MetLife stock has actually had an eventful 2022-2023. While the S&P 500 index has fallen 22% 2022 year, MetLife stock has cruised to a 20% gain, including reinvested dividends.
The company’s diversified businesses, which it has simplified over the years, have enabled it to post better-than-expected earnings every quarter this year, while forecasts for 2023 have risen, as well. MetLife repeated the trick during the third quarter — it reported an adjusted profit of $1.21 a share this past Wednesday, beating estimates of $1.18, writes Dow Jones Newswires.
There likely are more gains where those came from. MetLife stock has been range-bound since the beginning of 2007, but now looks ready to rally even more.
Between rising interest rates that help boost MetLife’s investment returns and a job market that might hold up better than some expect, its shares look attractive for investors seeking steady, solid returns.
MetLife isn’t the company it once was. Beginning with the spinoff of Brighthouse Financial (BHF) in 2017, it has spent the past five years shedding its low-margin, slow-growth businesses in favor of those with better returns and higher margins.
Brighthouse, which focuses on annuities and traditional life insurance, was the first unit to go, followed by others that were either too small or too niche to generate efficient returns, including its businesses in Poland and Greece, as well as its Metropolitan Property and Casualty Insurance unit, which it sold to Farmers Group for $3.9 billion in early 2021.
What’s left is far more profitable and efficient.
MetLife now focuses on employee benefit programs, as well as more traditional life, dental, and disability insurance, while reinvesting the proceeds in bonds, stocks, hedge funds, and private equity.
The resulting company’s operating margin is expected to rise to more than 10% in 2023 from 8.5% in 2016 — while its return on equity went from 1.2% in 2016 to 9.2% in 2021. They don’t have that low-margin business [Brighthouse] around their neck that would drag down their return
Argus Research analyst Kevin Heal
MetLife is also generating a truckload of cash.
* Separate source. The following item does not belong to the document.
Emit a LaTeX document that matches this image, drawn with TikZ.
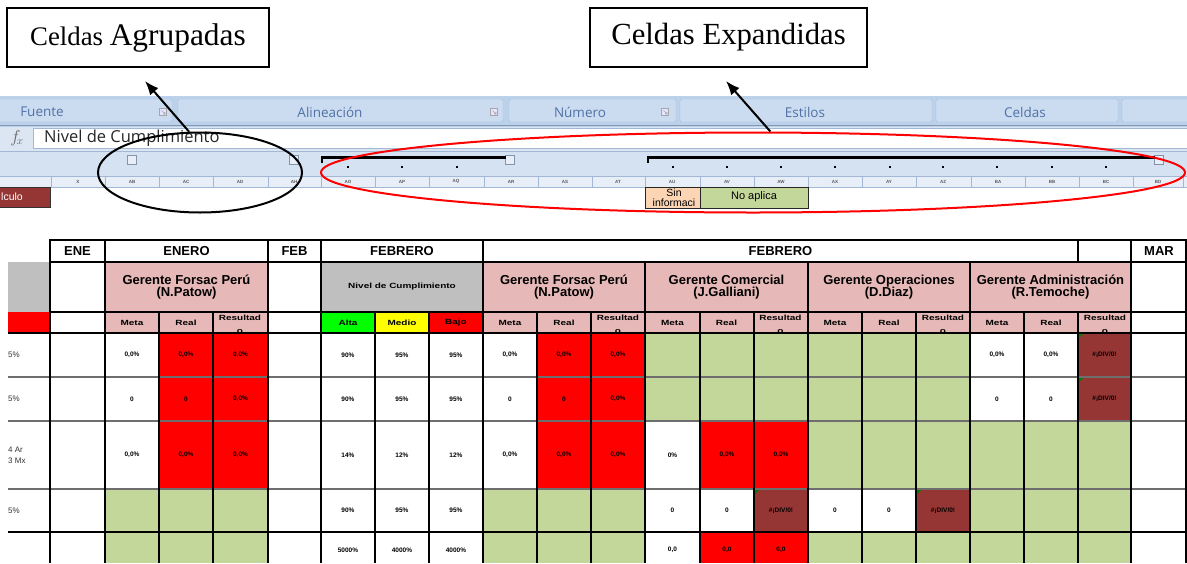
\documentclass[tikz,border=0pt]{standalone}
\usepackage{fontspec}
\usepackage{graphicx}
\setmainfont{Liberation Serif}
\newfontfamily\uifont{Open Sans}
\newfontfamily\xlfont{Liberation Sans}
\usetikzlibrary{arrows.meta,shapes.geometric}
\definecolor{pinkh}{HTML}{E6B8B7}
\definecolor{grayh}{HTML}{BFBFBF}
\definecolor{olive}{HTML}{C4D79B}
\definecolor{brownc}{HTML}{963634}
\definecolor{redc}{HTML}{FF0000}
\definecolor{greenc}{HTML}{00FF00}
\definecolor{yellowc}{HTML}{FFFF00}
\definecolor{peach}{HTML}{FCD5B4}
\definecolor{ribbg}{HTML}{BCD1EA}
\definecolor{ribbox}{HTML}{CCDCF0}
\definecolor{ribedge}{HTML}{A3BEE0}
\definecolor{riblab}{HTML}{4F71A6}
\definecolor{fbar}{HTML}{DCE6F3}
\definecolor{outl}{HTML}{D5E2F2}
\definecolor{colhdr}{HTML}{E8EEF7}
\definecolor{coledge}{HTML}{A3B8D4}
\definecolor{gridgray}{HTML}{6E6E6E}
\definecolor{tri}{HTML}{008000}
\newcommand\fsz[1]{\fontsize{#1}{#1}\selectfont}
\newcommand\sxx[1]{\scalebox{1.33}[1]{#1}}
\tikzset{
  callout/.style={draw, line width=1.5pt, inner sep=0, minimum height=59pt},
  arrowline/.style={line width=2pt, -{Latex[length=14pt,width=11pt]}},
  ribgroup/.style={fill=ribbox, draw=ribedge, rounded corners=2pt},
  riblabel/.style={font=\uifont\fsz{13.5}, text=riblab, inner sep=0},
  launcher/.style={draw=gray!70, fill=white!90!blue, line width=0.6pt},
  colsep/.style={draw=coledge, line width=0.8pt},
  collab/.style={font=\xlfont\bfseries\fsz{4.5}, text=black!65, inner sep=0},
  outsq/.style={draw=coledge!80!black, fill=colhdr, line width=0.8pt},
  bracket/.style={line width=2.4pt},
  hdr/.style={font=\xlfont\bfseries\fontsize{13}{12.5}\selectfont, align=center, inner sep=0},
  sub/.style={font=\xlfont\bfseries\fsz{7.5}, inner sep=0},
  num/.style={font=\xlfont\bfseries\fsz{6.5}, inner sep=0},
  lefttxt/.style={font=\xlfont\fsz{8}, text=black!80, inner sep=0, anchor=west},
  major/.style={line width=1.8pt},
  minor/.style={line width=1.1pt},
  rowsep/.style={draw=gridgray, line width=1.8pt},
  ring/.style={ellipse, draw, line width=2pt, inner sep=0},
}
\begin{document}
\begin{tikzpicture}[x=1pt,y=-1pt]
\useasboundingbox[fill=white] (0,0) rectangle (1187,563);

% ---------- ribbon ----------
\fill[ribbg] (0,96) rectangle (1187,127);
\draw[ribgroup] (-2,99) rectangle (172,122);
\draw[ribgroup] (178,99) rectangle (503,122);
\draw[ribgroup] (509,99) rectangle (676,122);
\draw[ribgroup] (680,99) rectangle (932,122);
\draw[ribgroup] (936,99) rectangle (1118,122);
\draw[ribgroup] (1122,99) rectangle (1190,122);
\draw[ribedge!80!black, line width=1pt] (0,125) -- (1187,125);
\node[riblabel] (lfuente) at (42,112) {Fuente};
\node[riblabel] (lalin) at (330,112) {Alineación};
\node[riblabel] (lnum) at (580,112) {Número};
\node[riblabel] (lest) at (805,112) {Estilos};
\node[riblabel] (lceld) at (1025,112) {Celdas};
\foreach \lx in {163,494,665}{
  \draw[launcher] (\lx-3.5,108.5) rectangle (\lx+3.5,115.5);
  \draw[gray!70, line width=0.6pt] (\lx-1.5,110.5) -- (\lx+2,114) (\lx+2,112) -- (\lx+2,114) -- (\lx,114);
}

% ---------- formula bar ----------
\fill[fbar] (0,127) rectangle (1187,151);
\draw[draw=coledge, fill=white, line width=0.8pt] (33,128.5) rectangle (1190,148.5);
\node[font=\fsz{16}, text=black!60, inner sep=0] (fx) at (17,138) {$f_{\!x}$};
\node[font=\uifont\fsz{16.5}, text=black!85, inner sep=0, anchor=west] (formula) at (44,138) {Nivel de Cumplimiento};

% ---------- outline strip and column headers ----------
\fill[outl] (0,151) rectangle (1187,176);
\draw[coledge, line width=0.8pt] (0,151) -- (1187,151);
\fill[colhdr] (0,176) rectangle (1187,187);
\draw[colsep] (0,176) -- (1187,176) (0,187) -- (1187,187);
\foreach \cx in {51,105,159,213,268,321,375,429,484,538,592,645,700,754,808,862,916,971,1025,1079,1133,1183}{
  \draw[colsep] (\cx,176) -- (\cx,187);
}
\foreach \cx/\cl in {78/X,132/AB,186/AC,240/AD,294/AH,348/AO,402/AP,456/AQ,511/AR,565/AS,618/AT,672/AU,727/AV,781/AW,835/AX,889/AY,943/AZ,998/BA,1052/BB,1106/BC,1158/BD}{
  \node[collab] at (\cx,181.5) {\cl};
}
\foreach \sqx in {132,294,510,1159}{
  \draw[outsq] (\sqx-4.5,155.5) rectangle (\sqx+4.5,164.5);
}
\draw[bracket] (322,162.5) -- (322,157.5) -- (505.5,157.5);
\draw[bracket] (648,162.5) -- (648,157.5) -- (1154.5,157.5);
\foreach \dx in {348,402,457,673,727,781,835,890,943,997,1052,1106}{
  \fill (\dx-1.2,165.8) rectangle (\dx+1.2,168.2);
}

% ---------- cells below headers ----------
\draw[fill=brownc, draw=black!80, line width=0.8pt] (-1,187) rectangle (50,207);
\node[font=\xlfont\fsz{10.5}, text=white, inner sep=0, anchor=west] (calc) at (1,197) {lculo};
\begin{scope}
\clip (645,187) rectangle (700,208);
\draw[fill=peach, draw=black!85, line width=1pt] (645,187) rectangle (700,208);
\node[font=\xlfont\fontsize{10.5}{10.5}\selectfont, align=center, inner sep=0] (sininf) at (674,197.5) {Sin\\informaci};
\end{scope}
\draw[draw=black!85, line width=1pt] (645,187) rectangle (700,208);
\draw[fill=olive, draw=black!85, line width=1pt] (700,187) rectangle (808,208);
\node[font=\xlfont\fsz{11}, inner sep=0] (noap) at (754,197) {No aplica};

% ---------- table header fills ----------
\fill[grayh] (8,262) rectangle (50,312);
\fill[pinkh] (105,262) rectangle (268,333);
\fill[grayh] (321,262) rectangle (483,312);
\fill[pinkh] (483,262) rectangle (1131,333);
\fill[redc] (8,312) rectangle (50,333);
\fill[greenc] (321,312) rectangle (375,333);
\fill[yellowc] (375,312) rectangle (429,333);
\fill[redc] (429,312) rectangle (483,333);

% header texts
\node[hdr] (hene) at (77.5,251) {ENE};
\node[hdr] (henero) at (186.5,251) {ENERO};
\node[hdr] (hfeb) at (294.5,251) {FEB};
\node[hdr] (hfeb1) at (402,251) {FEBRERO};
\node[hdr] (hfeb2) at (780.5,251) {FEBRERO};
\node[hdr] (hmar) at (1159,251) {MAR};
\node[hdr] (g1) at (186.5,287) {Gerente Forsac Perú\\(N.Patow)};
\node[sub] (niv) at (402,287) {\sxx{Nivel de Cumplimiento}};
\node[hdr] (g2) at (564,287) {Gerente Forsac Perú\\(N.Patow)};
\node[hdr] (g3) at (726.5,287) {Gerente Comercial\\(J.Galliani)};
\node[hdr] (g4) at (889,287) {Gerente Operaciones\\(D.Diaz)};
\node[hdr] (g5) at (1050.5,287) {Gerente Administración\\(R.Temoche)};
\foreach \mx in {132,510,672.5,835,997}{
  \node[sub] at (\mx,323) {\sxx{Meta}};
  \node[sub] at (\mx+54,323) {\sxx{Real}};
  \node[sub] at (\mx+108,317.5) {\sxx{Resultad}};
  \node[sub] at (\mx+108,331.5) {\sxx{o}};
}
\node[sub] (alta) at (348,323) {\sxx{Alta}};
\node[sub] (medio) at (402,323) {\sxx{Medio}};
\node[sub] (bajo) at (456,323) {\sxx{Bajo}};

% ---------- body fills ----------
\fill[white] (0,333) rectangle (1187,563);
% row 4 and 5
\foreach \ya/\yb in {333/377,377/421}{
  \fill[redc] (159,\ya) rectangle (268,\yb);
  \fill[redc] (537,\ya) rectangle (645,\yb);
  \fill[olive] (645,\ya) rectangle (970,\yb);
  \fill[brownc] (1078,\ya) rectangle (1131,\yb);
  \fill[tri] (1078,\ya) -- (1084,\ya) -- (1078,\ya+6) -- cycle;
}
% row 6
\fill[redc] (159,421) rectangle (268,489);
\fill[redc] (537,421) rectangle (645,489);
\fill[redc] (700,421) rectangle (808,489);
\fill[olive] (808,421) rectangle (1131,489);
% row 7
\fill[olive] (105,489) rectangle (268,532);
\fill[olive] (483,489) rectangle (645,532);
\fill[brownc] (754,489) rectangle (808,532);
\fill[brownc] (916,489) rectangle (970,532);
\fill[olive] (970,489) rectangle (1131,532);
\fill[tri] (754,489) -- (760,489) -- (754,495) -- cycle;
\fill[tri] (916,489) -- (922,489) -- (916,495) -- cycle;
% row 8
\fill[olive] (105,532) rectangle (268,563);
\fill[olive] (483,532) rectangle (645,563);
\fill[redc] (700,532) rectangle (808,563);
\fill[olive] (808,532) rectangle (1131,563);

% ---------- grid ----------
\draw[major] (50,240) -- (1187,240);
\draw[major] (50,262) -- (1187,262);
\draw[major] (50,312) -- (1187,312);
\draw[major] (8,333) -- (1187,333);
\draw[rowsep] (8,377) -- (1187,377);
\draw[rowsep] (8,421) -- (1187,421);
\draw[rowsep] (8,489) -- (1187,489);
\draw[major] (8,532) -- (1187,532);
\foreach \vx in {50,105,268,321,483,1131}{\draw[major] (\vx,239.1) -- (\vx,563);}
\draw[major] (1078,240) -- (1078,262);
\foreach \vx in {645,808,970}{\draw[major] (\vx,262) -- (\vx,563);}
\draw[major] (1186,239.1) -- (1186,563);
\foreach \vx in {159,213,375,429,537,591,700,754,862,916,1024,1078}{\draw[minor] (\vx,312) -- (\vx,563);}

% ---------- body text ----------
\node[lefttxt] at (8,355) {5\%};
\node[lefttxt] at (8,399) {5\%};
\node[lefttxt] at (8,450) {4 Ar};
\node[lefttxt] at (8,461) {3 Mx};
\node[lefttxt] at (8,510.5) {5\%};
% row 4
\foreach \nx/\nt in {132/{0,0\%},186/{0,0\%},240.5/{0,0\%},348/90\%,402/95\%,456/95\%,510/{0,0\%},564/{0,0\%},618/{0,0\%},997/{0,0\%},1051/{0,0\%},1104.5/{\#¡DIV/0!}}{
  \node[num] at (\nx,355) {\nt};
}
% row 5
\foreach \nx/\nt in {132/0,186/0,240.5/{0,0\%},348/90\%,402/95\%,456/95\%,510/0,564/0,618/{0,0\%},997/0,1051/0,1104.5/{\#¡DIV/0!}}{
  \node[num] at (\nx,399) {\nt};
}
% row 6
\foreach \nx/\nt in {132/{0,0\%},186/{0,0\%},240.5/{0,0\%},348/14\%,402/12\%,456/12\%,510/{0,0\%},564/{0,0\%},618/{0,0\%},672.5/0\%,727/{0,0\%},781/{0,0\%}}{
  \node[num] at (\nx,455) {\nt};
}
% row 7
\foreach \nx/\nt in {348/90\%,402/95\%,456/95\%,672.5/0,727/0,781/{\#¡DIV/0!},835/0,889/0,943/{\#¡DIV/0!}}{
  \node[num] at (\nx,510.5) {\nt};
}
% row 8
\foreach \nx/\nt in {348/5000\%,402/4000\%,456/4000\%,672.5/{0,0},727/{0,0},781/{0,0}}{
  \node[num] at (\nx,550) {\nt};
}

% ---------- callouts ----------
\node[callout, minimum width=262pt] (boxA) at (138,37.5) {\fsz{26.8}Celdas \fsz{31.4}Agrupadas};
\node[callout, minimum width=277pt] (boxB) at (728.5,37.5) {\fsz{30.7}Celdas Expandidas};
\node[ring, minimum width=204pt, minimum height=80pt] (grp) at (200,172.5) {};
\node[ring, draw=red, minimum width=864pt, minimum height=80pt] (exp) at (753,172.5) {};
\coordinate (tipA) at (145,81);
\coordinate (tipB) at (726,81);
\draw[arrowline] (grp.105) -- (tipA);
\draw[arrowline] (exp.67) -- (tipB);
\end{tikzpicture}
\end{document}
The company has a history of stable sales and earnings. Since 2018, it has averaged annual sales of just under $69 billion, with a dip a little below $68 billion in 2020. Analysts expect $70.7 billion in 2023.
Its premium business, which includes all insurance services for medical visits, accidents, and financial assets, is expected to generate $47.6 billion in sales in 2022, up from $42 billion in 2021.
Operating cash flow is likely to be $7.3 billion in 2022, down from a pandemic-driven $10.1 billion in 2021, before rising to $8.2 billion in 2023 and $8.7 billion by 2024.
MetLife plans to return a chunk of that cash to shareholders. It has bought back $3.9 billion in stock over the past 12 months and has paid $1.8 billion in dividends – a yield of 2.8%. Those payouts should continue.
On an annualized basis, the company was on track to return about $5.4 billion in dividends and share repurchases, as of the third quarter, or more than 9% of its market capitalization. That’s close to the return on a high-yield bond, without as much risk, and far superior to the just-under 4.1% on the safe 10-year Treasury note.
We think we can continue to see some pretty good returns. These dividends are very safe, and they’ve earmarked plenty of money for buybacks.
Mark Stoeckle, senior portfolio manager of the Adams Diversified Equity fund (ADX)
The big risk is that the Federal Reserve will keep lifting interest rates to cool the economy, triggering a recession that causes companies to start laying off employees. That scenario would hurt MetLife’s Group Benefits unit, which provides disability and other forms of insurance to employees. That’s what happened during the Covid pandemic, when the unit’s sales fell 18% during the first quarter of 2020. But some economists think that employment might hold up better during the next slowdown, owing to widespread worker shortages.
But the real difference maker could be MetLife’s investment business.
Its hedge funds and private-equity holdings are expected to have dropped in 2022 along with stock prices.
Management said after the company’s third-quarter earnings release this past week that a 36% decline in total net investment income, to $3.6 billion for the third quarter, was attributable to lower private-equity returns.
Still, interest rates have climbed recently, which means MetLife will get higher yields on the bonds it buys and holds until maturity. Analysts expect $18.5 billion in net investment revenue for 2023, including that from the fixed-income business.
For MetLife, we see potentially better-than-expected alternative investment returns, based on results from other insurers so far this quarter, and also believe we could see upward investment revisions on improved investment yields from higher interest rates
UBS analyst Brian Meredith
Despite MetLife’s rally this year, the stock trades at only 9.2 times expected 12-month forward earnings, just a touch higher than its 20-year average of 8.9 times and well below the S&P 500’s 16 times.
RBC analyst Mark Dwelle has a $77 price target on MetLife stock, 5% above Thursday’s close of $73.11. But if interest rates remain high, the stock market begins to recover, and employment doesn’t drop too much, the shares could rise to $88, a 20% gain.